1) Be sure the battery is connected to the LED with the correct polarity. No light will be produced if the polarity is reversed. Since you have succeeded in lighting it with the AAA cell, you probably have this right.
2) The voltage produced by your lemon battery depends on how much current is being drawn by the LED. Be sure to measure the voltage being produced while it is connected to the LED. You may be able to increase the current the lemon can supply if you use bigger electrodes.
3) The light output of a LED depends strongly on the voltage applied to it. It is quite possible that it produces no visible light at 1 V. but lights up brightly at 1.5 V.
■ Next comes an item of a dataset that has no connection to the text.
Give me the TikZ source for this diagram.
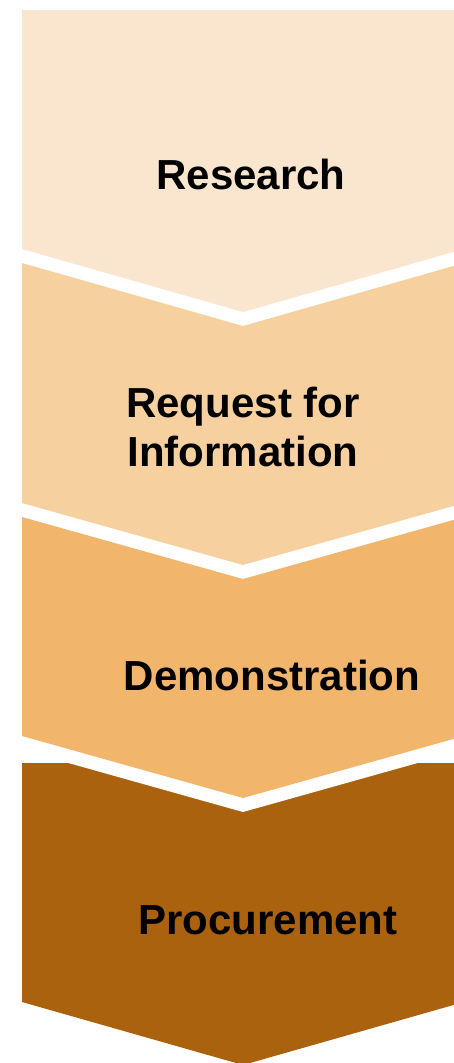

4) As you note, you can get higher voltage with two or more batteries in series.
Good luck, WW
- Posts: 338
- Joined: Sun Jul 10, 2011 5:48 pm
- Occupation: retired physicist
- Project Question: n/a
- Project Due Date: n/a
- Project Status: Not applicable
LED (Light Emitting Diodes) typically have a forward voltage drop of 0.9v to 1.2v. If the voltage in your circuit is less than the forward voltage drop of your diode, no measurable current will flow, and certainly not enough to cause light emissions. You can look up the typical forward voltage drop of your particular LED on the manufacturer's data sheet. If you have access to a DC volt meter (or DVM), you should be able to measure the open circuit (nothing connected except the meter) voltage that your battery is generating.